**Task instructions**
Which lines below hold the word "chart"? Copy all of them.

**Dataset entries**
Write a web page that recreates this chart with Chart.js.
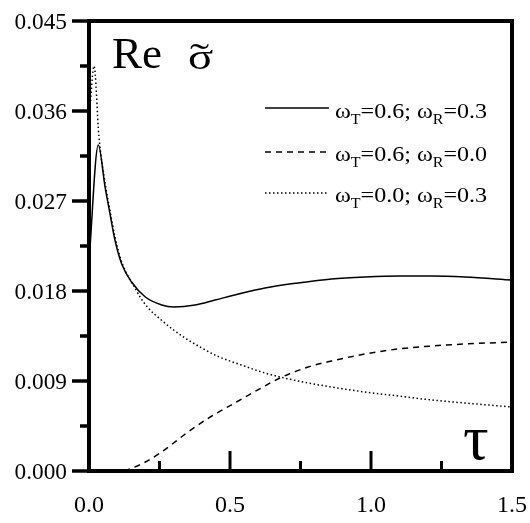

...

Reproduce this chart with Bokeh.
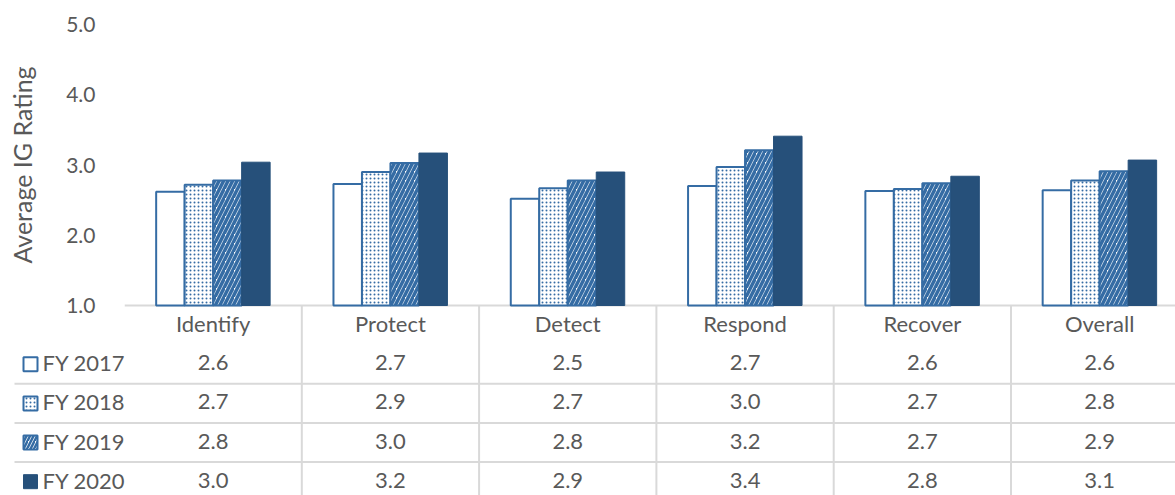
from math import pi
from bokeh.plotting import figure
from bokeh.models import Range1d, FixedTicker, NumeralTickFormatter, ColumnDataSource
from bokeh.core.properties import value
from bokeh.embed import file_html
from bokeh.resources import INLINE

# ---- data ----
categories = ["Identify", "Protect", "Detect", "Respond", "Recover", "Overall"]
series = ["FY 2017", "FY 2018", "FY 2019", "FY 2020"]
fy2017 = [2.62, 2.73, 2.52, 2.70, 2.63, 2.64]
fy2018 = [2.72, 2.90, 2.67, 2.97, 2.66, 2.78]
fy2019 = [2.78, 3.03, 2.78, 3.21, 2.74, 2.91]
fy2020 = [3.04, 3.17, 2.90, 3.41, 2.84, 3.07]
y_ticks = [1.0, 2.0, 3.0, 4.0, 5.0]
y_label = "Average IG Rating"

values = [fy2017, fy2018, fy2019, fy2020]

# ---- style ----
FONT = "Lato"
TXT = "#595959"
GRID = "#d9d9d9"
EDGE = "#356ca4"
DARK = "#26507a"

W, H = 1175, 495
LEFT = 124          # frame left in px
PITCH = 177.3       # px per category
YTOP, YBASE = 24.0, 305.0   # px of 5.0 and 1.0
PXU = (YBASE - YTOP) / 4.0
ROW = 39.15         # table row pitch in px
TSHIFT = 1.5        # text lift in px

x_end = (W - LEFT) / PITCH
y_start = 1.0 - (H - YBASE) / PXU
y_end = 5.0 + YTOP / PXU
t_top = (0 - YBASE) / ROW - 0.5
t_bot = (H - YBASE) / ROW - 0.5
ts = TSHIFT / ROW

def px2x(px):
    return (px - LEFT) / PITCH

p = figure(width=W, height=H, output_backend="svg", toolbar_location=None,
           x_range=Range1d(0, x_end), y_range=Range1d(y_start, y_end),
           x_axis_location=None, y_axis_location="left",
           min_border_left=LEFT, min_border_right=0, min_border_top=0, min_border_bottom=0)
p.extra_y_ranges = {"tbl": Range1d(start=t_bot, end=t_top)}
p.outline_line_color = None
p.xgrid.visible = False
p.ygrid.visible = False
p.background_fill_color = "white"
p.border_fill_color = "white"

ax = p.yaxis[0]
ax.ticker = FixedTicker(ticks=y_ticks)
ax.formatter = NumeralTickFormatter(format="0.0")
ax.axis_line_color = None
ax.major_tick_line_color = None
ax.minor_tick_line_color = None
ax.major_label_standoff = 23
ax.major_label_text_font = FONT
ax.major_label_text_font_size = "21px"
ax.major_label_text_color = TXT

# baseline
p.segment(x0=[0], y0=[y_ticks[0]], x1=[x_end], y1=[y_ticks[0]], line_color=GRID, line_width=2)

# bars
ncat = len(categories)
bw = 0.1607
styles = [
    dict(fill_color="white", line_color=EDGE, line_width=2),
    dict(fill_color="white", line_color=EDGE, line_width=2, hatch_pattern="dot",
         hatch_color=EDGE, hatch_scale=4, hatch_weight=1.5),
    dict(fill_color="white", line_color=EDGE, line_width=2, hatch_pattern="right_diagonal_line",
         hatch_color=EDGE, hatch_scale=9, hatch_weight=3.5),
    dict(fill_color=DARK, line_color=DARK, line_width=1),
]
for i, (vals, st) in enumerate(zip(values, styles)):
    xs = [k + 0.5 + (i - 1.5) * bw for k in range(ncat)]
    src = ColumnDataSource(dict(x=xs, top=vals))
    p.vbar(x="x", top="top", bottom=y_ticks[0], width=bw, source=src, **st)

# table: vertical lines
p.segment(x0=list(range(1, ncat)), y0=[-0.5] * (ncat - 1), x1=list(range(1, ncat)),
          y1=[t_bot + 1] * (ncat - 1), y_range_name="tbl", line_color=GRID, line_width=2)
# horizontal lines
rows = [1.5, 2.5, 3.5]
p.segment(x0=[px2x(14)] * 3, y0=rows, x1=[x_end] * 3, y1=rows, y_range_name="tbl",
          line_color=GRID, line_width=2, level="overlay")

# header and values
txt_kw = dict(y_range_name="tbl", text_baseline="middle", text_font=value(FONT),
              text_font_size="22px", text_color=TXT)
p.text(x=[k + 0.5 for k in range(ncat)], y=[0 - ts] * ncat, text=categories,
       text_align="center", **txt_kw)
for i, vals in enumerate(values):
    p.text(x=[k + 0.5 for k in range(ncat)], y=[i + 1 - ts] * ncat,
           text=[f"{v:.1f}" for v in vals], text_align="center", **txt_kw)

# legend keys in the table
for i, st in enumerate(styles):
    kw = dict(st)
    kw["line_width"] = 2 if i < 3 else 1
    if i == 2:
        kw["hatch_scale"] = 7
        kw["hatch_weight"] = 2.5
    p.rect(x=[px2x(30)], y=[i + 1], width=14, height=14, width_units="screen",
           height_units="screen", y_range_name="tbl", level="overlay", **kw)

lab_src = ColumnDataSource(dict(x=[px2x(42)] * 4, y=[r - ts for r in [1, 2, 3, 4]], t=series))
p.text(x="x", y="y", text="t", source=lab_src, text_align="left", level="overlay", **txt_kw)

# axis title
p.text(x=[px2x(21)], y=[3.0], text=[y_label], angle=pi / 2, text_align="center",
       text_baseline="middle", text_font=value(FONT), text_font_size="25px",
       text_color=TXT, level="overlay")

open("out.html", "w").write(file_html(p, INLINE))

---

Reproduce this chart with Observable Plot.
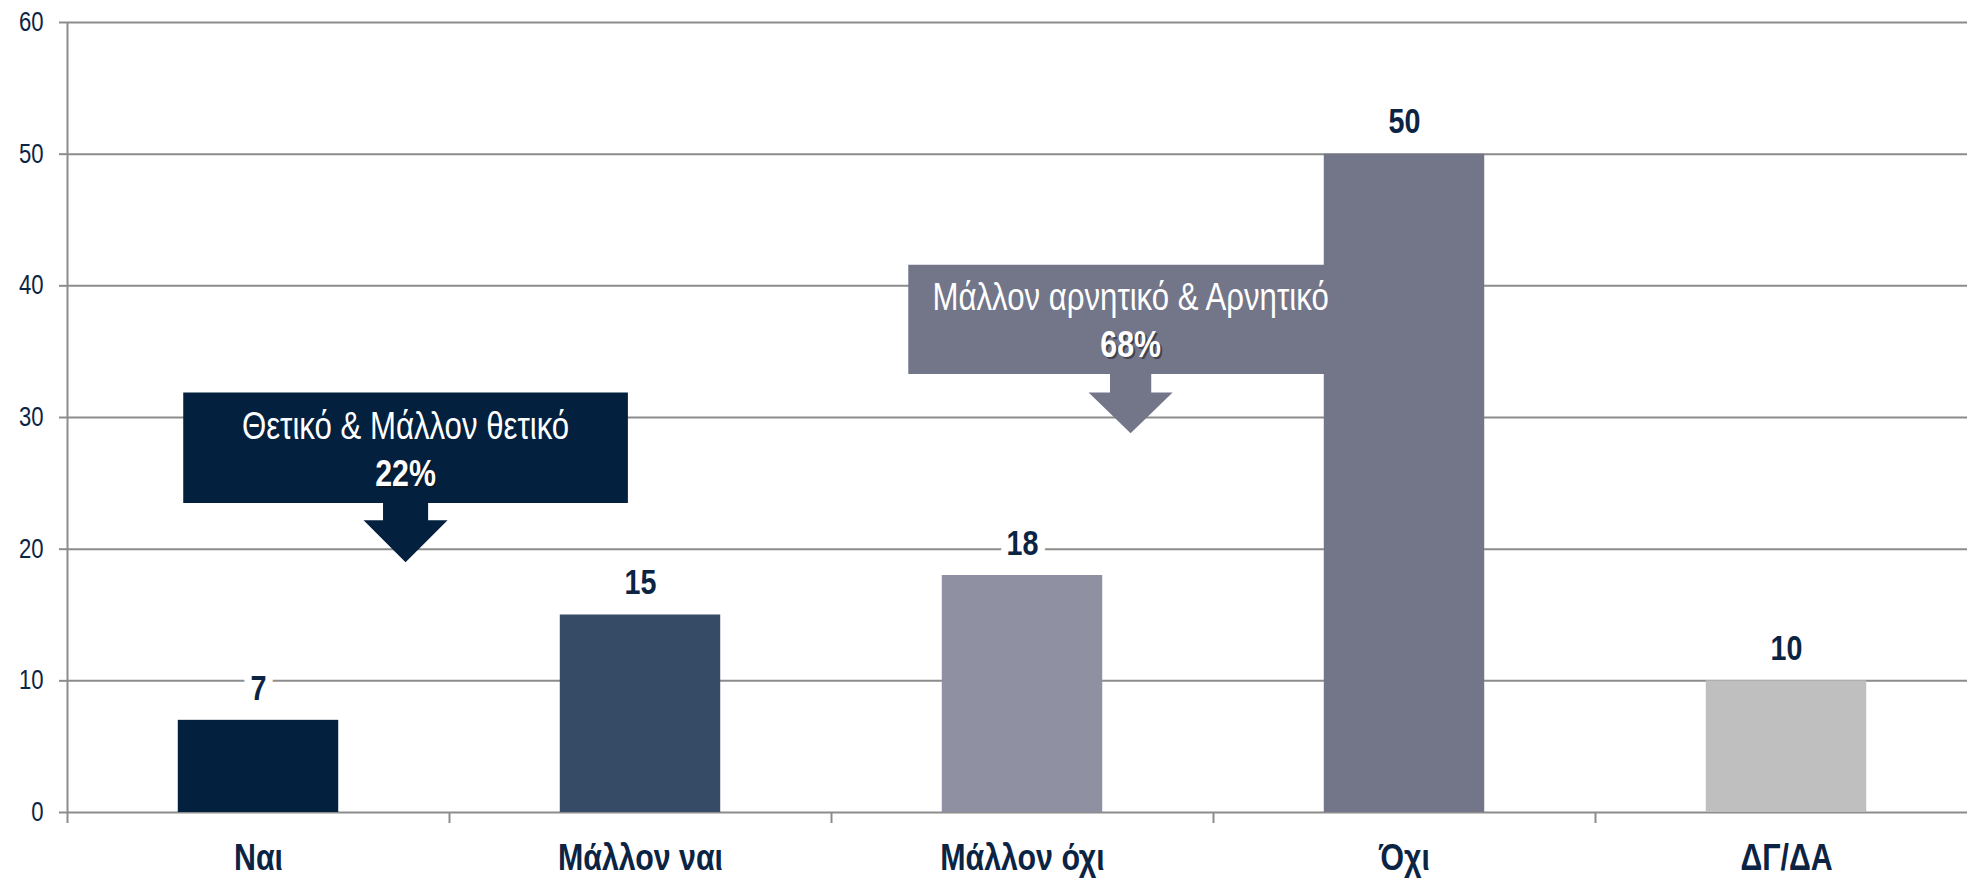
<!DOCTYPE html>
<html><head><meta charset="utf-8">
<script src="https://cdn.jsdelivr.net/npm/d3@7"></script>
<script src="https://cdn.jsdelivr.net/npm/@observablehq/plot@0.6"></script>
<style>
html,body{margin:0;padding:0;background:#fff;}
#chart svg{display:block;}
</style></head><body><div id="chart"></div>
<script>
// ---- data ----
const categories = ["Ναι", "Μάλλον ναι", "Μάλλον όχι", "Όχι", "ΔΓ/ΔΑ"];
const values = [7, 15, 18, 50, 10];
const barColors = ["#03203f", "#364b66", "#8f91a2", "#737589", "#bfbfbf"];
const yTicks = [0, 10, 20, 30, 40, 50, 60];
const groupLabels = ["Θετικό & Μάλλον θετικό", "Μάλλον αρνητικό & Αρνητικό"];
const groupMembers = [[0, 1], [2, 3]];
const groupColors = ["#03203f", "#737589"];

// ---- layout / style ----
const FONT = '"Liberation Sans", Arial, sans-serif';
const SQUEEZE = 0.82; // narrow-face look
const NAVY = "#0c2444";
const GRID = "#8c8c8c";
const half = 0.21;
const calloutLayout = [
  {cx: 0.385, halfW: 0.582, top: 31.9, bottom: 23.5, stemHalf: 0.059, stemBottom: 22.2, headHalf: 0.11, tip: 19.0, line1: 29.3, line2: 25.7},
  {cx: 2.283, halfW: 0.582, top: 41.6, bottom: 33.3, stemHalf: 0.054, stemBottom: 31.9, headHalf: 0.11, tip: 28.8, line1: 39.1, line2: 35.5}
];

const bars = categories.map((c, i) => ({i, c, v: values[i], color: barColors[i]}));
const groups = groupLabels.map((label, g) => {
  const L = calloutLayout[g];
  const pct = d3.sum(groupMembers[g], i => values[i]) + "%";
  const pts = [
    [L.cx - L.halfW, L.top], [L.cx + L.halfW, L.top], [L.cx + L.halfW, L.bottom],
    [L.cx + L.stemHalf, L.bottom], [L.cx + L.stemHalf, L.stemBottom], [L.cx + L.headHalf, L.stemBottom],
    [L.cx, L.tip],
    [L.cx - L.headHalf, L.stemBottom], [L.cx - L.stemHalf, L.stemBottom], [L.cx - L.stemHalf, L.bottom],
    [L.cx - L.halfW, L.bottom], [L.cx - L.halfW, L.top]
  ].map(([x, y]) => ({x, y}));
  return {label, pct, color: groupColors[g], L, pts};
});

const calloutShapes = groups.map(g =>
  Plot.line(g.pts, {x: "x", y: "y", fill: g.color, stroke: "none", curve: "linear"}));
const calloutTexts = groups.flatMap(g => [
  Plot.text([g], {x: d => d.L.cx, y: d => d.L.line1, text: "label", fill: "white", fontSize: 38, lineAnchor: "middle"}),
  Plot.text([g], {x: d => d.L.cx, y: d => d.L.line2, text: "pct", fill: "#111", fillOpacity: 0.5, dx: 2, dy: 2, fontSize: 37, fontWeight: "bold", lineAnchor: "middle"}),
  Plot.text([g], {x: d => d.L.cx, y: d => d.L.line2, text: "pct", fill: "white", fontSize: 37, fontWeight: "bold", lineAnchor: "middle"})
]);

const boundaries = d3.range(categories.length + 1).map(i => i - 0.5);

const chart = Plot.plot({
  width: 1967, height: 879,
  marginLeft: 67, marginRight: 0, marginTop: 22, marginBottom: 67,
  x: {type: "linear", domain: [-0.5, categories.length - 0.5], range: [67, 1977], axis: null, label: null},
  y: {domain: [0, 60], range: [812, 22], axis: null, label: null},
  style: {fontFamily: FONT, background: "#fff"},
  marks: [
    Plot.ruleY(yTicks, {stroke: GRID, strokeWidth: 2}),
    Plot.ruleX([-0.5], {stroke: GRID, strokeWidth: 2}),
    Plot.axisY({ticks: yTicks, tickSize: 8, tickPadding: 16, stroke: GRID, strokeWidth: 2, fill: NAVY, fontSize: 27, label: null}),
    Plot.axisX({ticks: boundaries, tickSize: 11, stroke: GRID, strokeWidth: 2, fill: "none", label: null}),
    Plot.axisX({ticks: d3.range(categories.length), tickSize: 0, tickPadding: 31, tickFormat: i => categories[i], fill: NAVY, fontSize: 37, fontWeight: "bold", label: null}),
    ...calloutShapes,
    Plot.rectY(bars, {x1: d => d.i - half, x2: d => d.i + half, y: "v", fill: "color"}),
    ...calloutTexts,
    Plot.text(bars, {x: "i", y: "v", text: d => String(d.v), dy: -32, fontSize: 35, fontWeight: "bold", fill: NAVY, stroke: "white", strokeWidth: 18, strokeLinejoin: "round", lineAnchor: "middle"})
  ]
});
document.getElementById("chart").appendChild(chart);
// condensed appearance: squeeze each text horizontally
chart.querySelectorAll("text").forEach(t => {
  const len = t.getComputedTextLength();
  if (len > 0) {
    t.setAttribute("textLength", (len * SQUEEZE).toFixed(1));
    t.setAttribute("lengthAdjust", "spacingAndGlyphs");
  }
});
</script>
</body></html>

**Reply**
Write a web page that recreates this chart with Chart.js.
Reproduce this chart with Bokeh.
Reproduce this chart with Observable Plot.
#chart svg{display:block;}
</style></head><body><div id="chart"></div>
const chart = Plot.plot({
document.getElementById("chart").appendChild(chart);
chart.querySelectorAll("text").forEach(t => {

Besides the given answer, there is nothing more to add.